The first is a Harvard Business Review article titled “How Hardwired is Human Behavior?” by Nigel Nicholson.  (Interesting to note this isn’t new- published in 1998- yet you wouldn’t necessarily see a lot of this information in practice by observing modern sales management.  What you’re more likely to find would be like computer manufacturers still using vacuum tubes.)  In any event, the premise: based on years of research in many disciplines including genetics, neuropsychology, paleobiology, etc., there’s overwhelming evidence our brains are the same as our Stone Age hunter-gatherer ancestors: programmed to survive more simple, dangerous, harsh circumstances vs thrive in our relatively safe, complex, modern world.  A few key traits & how to manage include:

-We “hear bad news first & loudest.”  Manage by being “sensitive to the emotional minefields that all negative messages must navigate” and only communicating negative messages when absolutely required, fully aware of the natural reaction and potential consequences. 

-We “put confidence before realism and work hard to shield (ourselves) from any evidence (to the contrary).”  Manage by “challenge(ing) human nature and ask(ing) questions such as, am I being overly optimistic?”

-We “stereotype people based on very small pieces of evidence, mainly their looks and a few readily apparent behaviors.”  Manage by consciously attempting to remember “people are complex and many-sided” and I’d add sincerely try to understand each as much as possible.

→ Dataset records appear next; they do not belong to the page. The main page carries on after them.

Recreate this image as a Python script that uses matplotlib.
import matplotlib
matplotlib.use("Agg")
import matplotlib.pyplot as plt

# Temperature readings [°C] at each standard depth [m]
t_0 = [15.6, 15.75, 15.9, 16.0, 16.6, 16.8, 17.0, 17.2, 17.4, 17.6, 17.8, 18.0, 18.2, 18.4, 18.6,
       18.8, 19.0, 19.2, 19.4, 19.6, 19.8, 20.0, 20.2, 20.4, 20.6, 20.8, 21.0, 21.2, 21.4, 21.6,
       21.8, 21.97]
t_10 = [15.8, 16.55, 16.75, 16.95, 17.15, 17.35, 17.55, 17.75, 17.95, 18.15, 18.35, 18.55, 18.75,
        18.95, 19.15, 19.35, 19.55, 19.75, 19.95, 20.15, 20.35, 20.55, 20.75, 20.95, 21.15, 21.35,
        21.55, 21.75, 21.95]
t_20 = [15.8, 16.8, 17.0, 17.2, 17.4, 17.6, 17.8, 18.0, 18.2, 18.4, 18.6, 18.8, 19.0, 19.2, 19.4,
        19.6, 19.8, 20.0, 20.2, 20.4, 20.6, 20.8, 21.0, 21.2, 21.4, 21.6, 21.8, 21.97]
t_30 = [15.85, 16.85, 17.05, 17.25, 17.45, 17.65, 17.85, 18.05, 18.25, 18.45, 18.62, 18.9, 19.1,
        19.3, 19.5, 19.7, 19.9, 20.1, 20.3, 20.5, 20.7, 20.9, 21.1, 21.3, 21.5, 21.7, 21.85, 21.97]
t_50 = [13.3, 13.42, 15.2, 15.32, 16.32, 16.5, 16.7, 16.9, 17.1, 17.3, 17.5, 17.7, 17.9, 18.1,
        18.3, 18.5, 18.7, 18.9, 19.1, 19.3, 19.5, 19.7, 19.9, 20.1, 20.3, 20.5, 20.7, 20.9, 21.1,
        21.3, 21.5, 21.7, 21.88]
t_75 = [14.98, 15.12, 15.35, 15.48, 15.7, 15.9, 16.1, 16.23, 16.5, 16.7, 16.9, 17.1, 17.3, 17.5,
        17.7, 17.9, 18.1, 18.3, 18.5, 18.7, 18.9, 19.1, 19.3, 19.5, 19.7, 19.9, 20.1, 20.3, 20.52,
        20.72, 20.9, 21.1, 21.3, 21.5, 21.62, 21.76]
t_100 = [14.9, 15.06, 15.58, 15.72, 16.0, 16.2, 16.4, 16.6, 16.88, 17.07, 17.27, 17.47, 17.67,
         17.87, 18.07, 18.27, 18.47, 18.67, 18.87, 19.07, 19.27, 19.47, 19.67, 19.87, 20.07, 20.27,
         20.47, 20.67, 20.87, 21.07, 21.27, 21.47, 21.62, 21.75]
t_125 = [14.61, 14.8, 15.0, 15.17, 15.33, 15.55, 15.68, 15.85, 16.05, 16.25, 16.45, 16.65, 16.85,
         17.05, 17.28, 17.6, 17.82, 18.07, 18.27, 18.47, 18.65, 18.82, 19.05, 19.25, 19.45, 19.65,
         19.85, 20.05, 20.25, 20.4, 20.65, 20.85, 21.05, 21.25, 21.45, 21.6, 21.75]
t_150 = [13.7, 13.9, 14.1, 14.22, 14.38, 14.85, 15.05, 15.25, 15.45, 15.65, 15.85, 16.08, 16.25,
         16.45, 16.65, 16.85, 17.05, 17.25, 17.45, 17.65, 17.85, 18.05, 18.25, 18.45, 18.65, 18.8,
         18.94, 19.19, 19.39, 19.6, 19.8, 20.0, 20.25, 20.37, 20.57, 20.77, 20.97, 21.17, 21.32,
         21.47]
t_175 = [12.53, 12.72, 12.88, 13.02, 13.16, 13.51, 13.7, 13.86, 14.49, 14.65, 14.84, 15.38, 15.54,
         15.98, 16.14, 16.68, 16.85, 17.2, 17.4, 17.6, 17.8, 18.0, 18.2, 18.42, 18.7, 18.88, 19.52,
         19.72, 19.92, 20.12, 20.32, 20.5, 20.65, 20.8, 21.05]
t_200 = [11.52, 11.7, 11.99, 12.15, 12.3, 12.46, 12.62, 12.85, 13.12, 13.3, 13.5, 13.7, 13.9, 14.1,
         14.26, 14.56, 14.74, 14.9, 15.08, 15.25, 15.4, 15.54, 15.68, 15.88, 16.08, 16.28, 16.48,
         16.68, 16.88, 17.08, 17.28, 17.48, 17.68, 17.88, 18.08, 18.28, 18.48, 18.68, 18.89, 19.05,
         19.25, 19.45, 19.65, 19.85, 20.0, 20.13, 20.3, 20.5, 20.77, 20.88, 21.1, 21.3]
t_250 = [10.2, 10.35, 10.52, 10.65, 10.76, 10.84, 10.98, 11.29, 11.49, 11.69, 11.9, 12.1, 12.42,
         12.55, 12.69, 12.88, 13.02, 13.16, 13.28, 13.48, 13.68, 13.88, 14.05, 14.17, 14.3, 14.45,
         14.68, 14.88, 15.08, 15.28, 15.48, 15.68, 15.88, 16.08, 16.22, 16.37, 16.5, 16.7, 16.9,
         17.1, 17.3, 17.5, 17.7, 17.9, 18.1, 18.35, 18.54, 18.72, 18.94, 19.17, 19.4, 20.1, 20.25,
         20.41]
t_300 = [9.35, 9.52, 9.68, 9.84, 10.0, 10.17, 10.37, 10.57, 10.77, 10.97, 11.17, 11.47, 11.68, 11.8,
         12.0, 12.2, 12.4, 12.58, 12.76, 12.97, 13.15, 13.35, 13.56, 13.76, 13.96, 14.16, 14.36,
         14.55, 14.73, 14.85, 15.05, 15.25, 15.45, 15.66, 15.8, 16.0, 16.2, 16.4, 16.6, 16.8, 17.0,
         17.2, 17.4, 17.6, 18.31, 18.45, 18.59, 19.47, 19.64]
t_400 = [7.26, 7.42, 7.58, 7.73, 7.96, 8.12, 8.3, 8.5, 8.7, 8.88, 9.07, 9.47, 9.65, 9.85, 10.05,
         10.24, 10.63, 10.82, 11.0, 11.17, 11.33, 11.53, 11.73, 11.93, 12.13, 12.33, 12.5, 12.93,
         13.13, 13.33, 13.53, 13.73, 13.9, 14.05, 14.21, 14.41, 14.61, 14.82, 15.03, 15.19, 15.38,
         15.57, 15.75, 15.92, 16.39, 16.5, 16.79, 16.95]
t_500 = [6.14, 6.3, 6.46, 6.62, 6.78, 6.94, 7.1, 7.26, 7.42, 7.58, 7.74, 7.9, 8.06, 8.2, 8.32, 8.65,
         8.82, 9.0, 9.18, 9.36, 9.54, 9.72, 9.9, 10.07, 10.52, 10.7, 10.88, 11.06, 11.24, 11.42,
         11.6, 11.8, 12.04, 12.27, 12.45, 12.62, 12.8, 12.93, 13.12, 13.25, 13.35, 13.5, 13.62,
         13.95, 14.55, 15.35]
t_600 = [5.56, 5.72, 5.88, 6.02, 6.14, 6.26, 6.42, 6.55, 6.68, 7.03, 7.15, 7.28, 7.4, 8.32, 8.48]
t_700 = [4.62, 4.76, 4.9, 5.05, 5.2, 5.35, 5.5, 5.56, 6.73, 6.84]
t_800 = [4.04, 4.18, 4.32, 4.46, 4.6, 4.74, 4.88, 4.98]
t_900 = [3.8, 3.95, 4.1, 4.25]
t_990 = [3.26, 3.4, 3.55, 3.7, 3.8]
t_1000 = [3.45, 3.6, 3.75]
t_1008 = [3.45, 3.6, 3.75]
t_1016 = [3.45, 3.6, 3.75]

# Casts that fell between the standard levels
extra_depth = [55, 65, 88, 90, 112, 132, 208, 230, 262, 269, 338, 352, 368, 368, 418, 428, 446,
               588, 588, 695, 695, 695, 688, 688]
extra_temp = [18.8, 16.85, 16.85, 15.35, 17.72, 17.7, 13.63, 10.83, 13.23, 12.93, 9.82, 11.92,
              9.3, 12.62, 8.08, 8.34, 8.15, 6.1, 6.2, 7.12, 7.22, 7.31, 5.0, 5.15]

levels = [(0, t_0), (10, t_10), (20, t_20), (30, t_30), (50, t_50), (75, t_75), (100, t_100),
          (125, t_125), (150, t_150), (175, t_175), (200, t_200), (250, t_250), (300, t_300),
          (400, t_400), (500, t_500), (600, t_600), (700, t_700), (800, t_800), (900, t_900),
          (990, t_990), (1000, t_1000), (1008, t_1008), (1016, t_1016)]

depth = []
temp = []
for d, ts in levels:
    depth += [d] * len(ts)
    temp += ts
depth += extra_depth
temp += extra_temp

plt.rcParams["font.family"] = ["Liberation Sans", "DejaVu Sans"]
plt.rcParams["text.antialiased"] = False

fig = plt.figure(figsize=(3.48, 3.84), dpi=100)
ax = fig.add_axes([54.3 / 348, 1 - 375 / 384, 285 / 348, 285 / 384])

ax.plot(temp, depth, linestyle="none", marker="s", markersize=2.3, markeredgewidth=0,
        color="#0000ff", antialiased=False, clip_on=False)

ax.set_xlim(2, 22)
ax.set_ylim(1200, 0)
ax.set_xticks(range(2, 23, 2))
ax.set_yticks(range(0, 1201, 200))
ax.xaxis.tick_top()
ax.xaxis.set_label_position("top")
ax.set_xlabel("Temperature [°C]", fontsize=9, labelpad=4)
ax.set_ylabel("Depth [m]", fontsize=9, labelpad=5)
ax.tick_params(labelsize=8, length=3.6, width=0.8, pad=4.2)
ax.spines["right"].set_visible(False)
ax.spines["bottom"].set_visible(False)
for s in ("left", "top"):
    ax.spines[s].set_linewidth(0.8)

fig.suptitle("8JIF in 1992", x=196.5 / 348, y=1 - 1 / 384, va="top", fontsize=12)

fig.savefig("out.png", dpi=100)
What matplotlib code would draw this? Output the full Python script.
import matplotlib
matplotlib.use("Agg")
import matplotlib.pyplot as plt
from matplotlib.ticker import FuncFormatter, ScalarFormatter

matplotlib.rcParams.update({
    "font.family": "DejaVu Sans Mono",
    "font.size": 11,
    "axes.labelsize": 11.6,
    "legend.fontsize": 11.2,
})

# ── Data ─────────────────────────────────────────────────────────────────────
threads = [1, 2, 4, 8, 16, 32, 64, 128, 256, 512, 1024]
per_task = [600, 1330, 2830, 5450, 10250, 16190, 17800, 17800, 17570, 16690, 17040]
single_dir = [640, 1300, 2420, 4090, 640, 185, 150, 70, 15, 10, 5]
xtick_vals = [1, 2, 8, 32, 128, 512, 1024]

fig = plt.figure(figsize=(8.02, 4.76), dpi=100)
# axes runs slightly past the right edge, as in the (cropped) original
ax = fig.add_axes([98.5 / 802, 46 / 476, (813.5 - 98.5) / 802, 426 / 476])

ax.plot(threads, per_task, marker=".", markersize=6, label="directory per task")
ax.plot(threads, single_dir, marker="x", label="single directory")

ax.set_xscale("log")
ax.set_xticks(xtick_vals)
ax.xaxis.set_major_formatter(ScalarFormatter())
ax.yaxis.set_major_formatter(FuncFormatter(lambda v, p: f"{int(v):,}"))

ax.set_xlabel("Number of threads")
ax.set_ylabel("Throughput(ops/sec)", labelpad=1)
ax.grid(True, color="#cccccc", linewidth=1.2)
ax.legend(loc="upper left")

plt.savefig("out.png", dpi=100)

Second is one of my favorite books: “Influence” by Robert B. Cialdini, PH.D.  Also a classic dating back several decades, the author explores in-depth a few of our key hardwired traits including reciprocity, scarcity, consistency, liking, etc., what triggers them in our brains, and how one might ethically navigate as a buyer or seller.

Example: Scarcity.  The more people perceive other people or objects as scarce, rare, dwindling in availability, etc., the more they naturally value those people or objects.  It’s triggered anytime one person perceives another person or object as scarce or becoming more so.  It’s what causes feeding frenzies in the animal kingdom, fights on Black Friday, and why “limited time only” is so prevalent in marketing literature.  To use it effectively and ethically as a seller, value your time and always ask yourself what might be a more efficient/effective use.  (Tip from me for sales interactions; I’d suggest calculating all the hard costs of your time, your resources’ time, and knowing the hard costs and profitability goals of your company.  That information will help you not spend too much time & energy with prospects and customers who, according to the scarcity principle, naturally value all the above less than they should, increasing your perceived value in the process.)  To navigate it effectively as a consumer, remember you’re wired to react to it.  Before you buy anything (or sell any stocks 😊), force yourself to evaluate the real needs, pros, and cons, and act based on the rational analysis.       

An important final thought.  On occasion, destruction, dissolution, and/or reframing of relationships and agreements are the healthiest actions to bring about optimal ends for all parties.  I’d submit when that happens it’s even more critical to be mindful of human brain wiring to optimally navigate.  On the 4th of July we’ll commemorate one of the best examples in history.